See the thread starting at:
https://lore.kernel.org/all/718b8afe-222f-4b3a-96d3-93af0e4ceff1@xxxxxxxxxxxx
On Tue, Aug 06 2024 at 21:25, Vlastimil Babka wrote:
On 8/6/24 19:33, Thomas Gleixner wrote:
So this change adds 16 bytes to __softirq() which moves the division
functions up by 16 bytes. That's all it takes to make the stupid go
away....
Heh I was actually wondering if the division is somhow messed up because
maxobj = order_objects() and order_objects() does a division. Now I suspect
it even more.
check_slab() calls into that muck, but I checked the disassembly of a
working and a broken kernel and the only difference there is the
displacement offset when the code calculates the call address, but
that's as expected a difference of 16 bytes.
Now it becomes interesting.
I added a unused function after __do_softirq() into the softirq text
section and filled it with ASM nonsense so that it occupies exactly one
page. That moves $$divoI, which is what check_slab() calls, exactly one
page forward:
With the above added to my tree, I can also play around with the code.

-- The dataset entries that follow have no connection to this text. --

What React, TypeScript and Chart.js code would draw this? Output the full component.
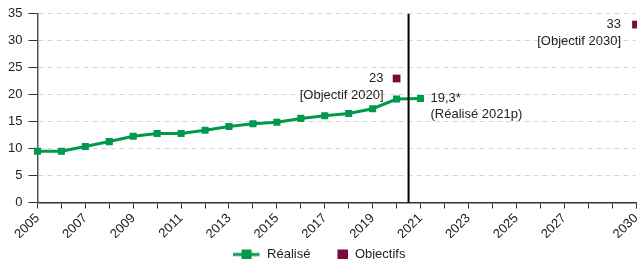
import React, { useEffect, useRef } from 'react';
import { Chart, registerables } from 'chart.js';

Chart.register(...registerables);

const years = [
  '2005', '2006', '2007', '2008', '2009', '2010', '2011', '2012', '2013',
  '2014', '2015', '2016', '2017', '2018', '2019', '2020', '2021', '2022',
  '2023', '2024', '2025', '2026', '2027', '2028', '2029', '2030',
];
const realise = [9.5, 9.5, 10.4, 11.3, 12.3, 12.8, 12.8, 13.4, 14.1, 14.6, 14.9, 15.6, 16.1, 16.5, 17.4, 19.2, 19.3];
const objectifYears = ['2020', '2030'];
const objectifValues = [23, 33];
const labeledYears = ['2005', '2007', '2009', '2011', '2013', '2015', '2017', '2019', '2021', '2023', '2025', '2027', '2030'];
const dividerBetween = ['2020', '2021'];
const yMin = 0;
const yMax = 35;
const yStep = 5;
const noteObj2020 = ['23', '[Objectif 2020]'];
const noteReal2021 = ['19,3*', '(Réalisé 2021p)'];
const noteObj2030 = ['33', '[Objectif 2030]'];

const GREEN = '#00984A';
const MAROON = '#7D0A3C';
const FONT = '"Liberation Sans", Arial, sans-serif';
const TEXT = '#222222';

function makeLineIcon() {
  const c = document.createElement('canvas');
  c.width = 28; c.height = 12;
  const ctx = c.getContext('2d')!;
  ctx.strokeStyle = GREEN; ctx.lineWidth = 3;
  ctx.beginPath(); ctx.moveTo(0, 6); ctx.lineTo(27, 6); ctx.stroke();
  ctx.fillStyle = GREEN; ctx.fillRect(9, 1, 10, 10);
  return c;
}
function makeSquareIcon() {
  const c = document.createElement('canvas');
  c.width = 28; c.height = 12;
  const ctx = c.getContext('2d')!;
  ctx.fillStyle = MAROON; ctx.fillRect(17, 1, 11, 11);
  return c;
}

const annotationPlugin = {
  id: 'notes',
  afterDatasetsDraw(chart: any) {
    const { ctx, chartArea, scales } = chart;
    const x = scales.x; const y = scales.y;
    const i0 = years.indexOf(dividerBetween[0]);
    const i1 = years.indexOf(dividerBetween[1]);
    const dx = (x.getPixelForValue(i0) + x.getPixelForValue(i1)) / 2;
    ctx.save();
    ctx.strokeStyle = '#000'; ctx.lineWidth = 2;
    ctx.beginPath(); ctx.moveTo(dx, chartArea.top); ctx.lineTo(dx, chartArea.bottom); ctx.stroke();
    ctx.font = `13px ${FONT}`;
    ctx.fillStyle = TEXT;
    ctx.textBaseline = 'middle';
    const drawNote = (lines: string[], px: number, py: number, align: 'left' | 'right', offX: number, gap: number) => {
      ctx.textAlign = align;
      lines.forEach((t, k) => ctx.fillText(t, px + offX, py + k * gap));
    };
    const p20 = { x: x.getPixelForValue(years.indexOf(objectifYears[0])), y: y.getPixelForValue(objectifValues[0]) };
    drawNote(noteObj2020, p20.x, p20.y, 'right', -13, 16.5);
    const iLast = realise.length - 1;
    const p21 = { x: x.getPixelForValue(iLast), y: y.getPixelForValue(realise[iLast]) };
    drawNote(noteReal2021, p21.x, p21.y, 'left', 10, 15.5);
    const p30 = { x: x.getPixelForValue(years.indexOf(objectifYears[1])), y: y.getPixelForValue(objectifValues[1]) };
    drawNote(noteObj2030, p30.x, p30.y, 'right', -15, 17);
    ctx.restore();
  },
};

export default function App() {
  const ref = useRef<HTMLCanvasElement>(null);
  useEffect(() => {
    if (!ref.current) return;
    const lineIcon = makeLineIcon();
    const squareIcon = makeSquareIcon();
    const chart = new Chart(ref.current, {
      type: 'line',
      data: {
        labels: years,
        datasets: [
          {
            label: 'Réalisé',
            data: realise,
            borderColor: GREEN,
            backgroundColor: GREEN,
            borderWidth: 3,
            pointStyle: 'rect',
            pointRadius: 5,
            pointBorderWidth: 0,
            tension: 0,
          },
          {
            label: 'Objectifs',
            data: objectifYears.map((yr, i) => ({ x: yr, y: objectifValues[i] })),
            borderColor: MAROON,
            backgroundColor: MAROON,
            showLine: false,
            pointStyle: 'rect',
            pointRadius: 5.5,
            pointBorderWidth: 0,
            clip: false as any,
          },
        ],
      },
      options: {
        animation: false,
        responsive: false,
        maintainAspectRatio: false,
        layout: { autoPadding: false, padding: { top: 7, right: 1, left: 2, bottom: -12 } },
        plugins: {
          tooltip: { enabled: false },
          legend: {
            position: 'bottom',
            labels: {
              usePointStyle: true,
              pointStyleWidth: 28,
              boxHeight: 12,
              padding: 10,
              color: TEXT,
              font: { family: FONT, size: 13 },
              generateLabels: () => [
                { text: 'Réalisé', pointStyle: lineIcon as any, fillStyle: GREEN, strokeStyle: GREEN, lineWidth: 0, hidden: false, datasetIndex: 0, fontColor: TEXT },
                { text: 'Objectifs', pointStyle: squareIcon as any, fillStyle: MAROON, strokeStyle: MAROON, lineWidth: 0, hidden: false, datasetIndex: 1, fontColor: TEXT },
              ],
            },
          },
        },
        scales: {
          x: {
            type: 'category',
            offset: false,
            grid: {
              display: true,
              drawOnChartArea: false,
              drawTicks: true,
              tickLength: 6,
              tickColor: '#333',
            },
            border: { display: true, color: '#333', width: 1.5 },
            ticks: {
              autoSkip: false,
              minRotation: 45,
              maxRotation: 45,
              padding: 2,
              color: TEXT,
              font: { family: FONT, size: 13 },
              callback: (v: any) => (labeledYears.includes(years[v]) ? years[v] : ''),
            },
            afterFit: (scale: any) => { scale.paddingRight = 0; scale.height = scale.height - 6; },
          },
          y: {
            min: yMin,
            max: yMax,
            grid: {
              color: '#d4d4d4',
              lineWidth: 1,
              tickColor: '#333',
              tickLength: 9,
              drawTicks: true,
              tickBorderDash: [0, 0],
            },
            border: { display: true, color: '#555', width: 1.5, dash: [5, 4] as any },
            ticks: {
              stepSize: yStep,
              padding: 6,
              color: TEXT,
              font: { family: FONT, size: 13 },
            },
          },
        },
      },
      plugins: [annotationPlugin],
    });
    return () => chart.destroy();
  }, []);
  return (
    <div style={{ position: 'fixed', left: 0, top: 0, width: 637, height: 259, background: '#fff' }}>
      <canvas ref={ref} width={637} height={259} style={{ display: 'block' }} />
    </div>
  );
}
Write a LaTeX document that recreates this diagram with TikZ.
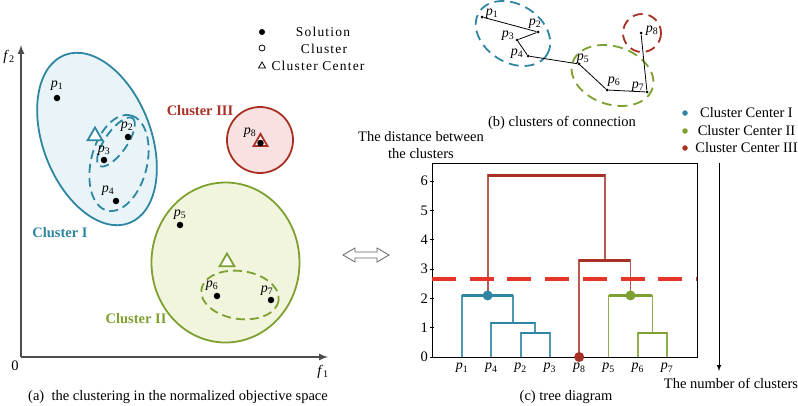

Here is the next weird one:
diff --git a/mm/slub.c b/mm/slub.c
index 4927edec6a8c..b8a33966d858 100644
--- a/mm/slub.c
+++ b/mm/slub.c
@@ -1385,6 +1385,9 @@ static int check_slab(struct kmem_cache *s, struct slab *slab)
}
maxobj = order_objects(slab_order(slab), s->size);
+
+ pr_info_once("##### slab->objects=%u maxobj=%u\n", slab->objects, maxobj);
+
if (slab->objects > maxobj) {
slab_err(s, slab, "objects %u > max %u",
slab->objects, maxobj);
results in:
##### slab->objects=21 maxobj=21
=============================================================================
BUG kmem_cache_node (Not tainted): objects 21 > max 16
But is this printed from the same attempt? The pr_info_once() might have
printed earlier and then stopped (as it's _once) and the error case might
have happened only later, and there was nothing printed in between as the
kmalloc caches are created in a loop.
No, of course it isn't. Guess it was too late. Sorry for the noise.
Here is the updated log, after dropping the _once:
...
[ 0.000000] ##### slab->objects=21 maxobj=21
[ 0.000000] ##### slab->objects=25 maxobj=25
[ 0.000000] ##### slab->objects=21 maxobj=16
[ 0.000000] =============================================================================
[ 0.000000] BUG kmalloc-256 (Not tainted): objects 21 > max 16
So this works many times and then suddenly fails. I thought it was
the other way, that it failed the very first time. Ok, back to debugging.
Thanks!
Guenter